On Jan. 6, 1412, according to tradition, Joan of Arc was born in Domremy, France.
In 1759 George Washington and Martha Dandridge Custis were married.
In 1878 poet Carl Sandburg was born in Galesburg, Ill.
In 1912 New Mexico became the 47th state.
In 1919 Theodore Roosevelt, the 26th U.S. president, died in Oyster Bay, N.Y.; he was 60.
In 1942 the Pan American Airways “Pacific Clipper” arrived in New York after making the first round-the-world trip by a commercial airplane.
In 1945 George Herbert Walker Bush married Barbara Pierce in Rye, N.Y.
In 1950 Britain recognized the Communist government of China.
In 1967 U.S. Marines and South Vietnamese troops launched “Operation Deckhouse 5,” an offensive in the Mekong River delta.
In 1993 jazz trumpeter Dizzy Gillespie died in Englewood, N.J.; he was 75.
In 1994 figure skater Nancy Kerrigan was clubbed on the right leg by an assailant at Cobo Arena in Detroit. (Four men, including the ex-husband of Kerrigan’s rival, Tonya Harding, later were sentenced to prison for the incident.)
In 1998 Rep.

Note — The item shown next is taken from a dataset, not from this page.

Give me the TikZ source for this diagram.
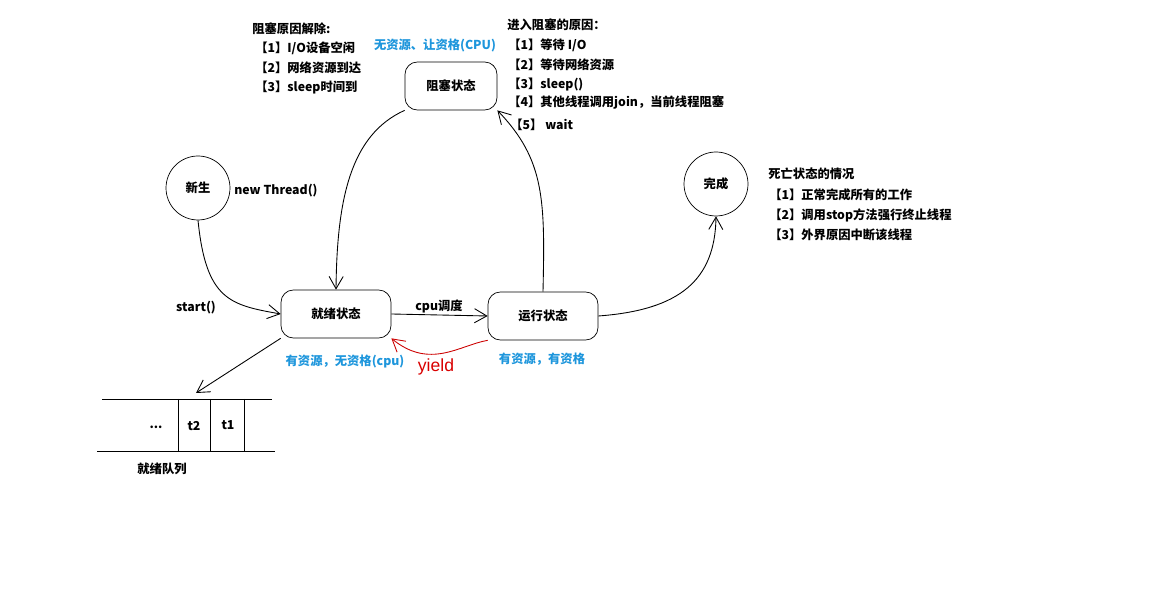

Dennis Hastert (R-Ill.) was elected House speaker.
In 2001, with the vanquished Vice President Al Gore presiding, Congress formally certified George W. Bush the winner of the close and bitterly contested 2000 presidential election.
In 2003 a design consisting of two reflecting pools and a paved stone field was chosen for the World Trade Center memorial in New York.
In 2005 former Ku Klux Klan leader Edgar Ray Killen was arrested 41 years after three civil rights workers were slain in Mississippi. (Killen later was convicted of manslaughter.) Also in 2005 Andrea Yates’ murder conviction for drowning her children in the bathtub was overturned by a Texas appeals court.
In 2006 Chicago’s Pilgrim Baptist Church, the historic Bronzeville edifice designed by Louis Sullivan and considered the birthplace of gospel music, was destroyed by fire. Also in 2006 singer Lou Rawls died in Los Angeles; he was 72.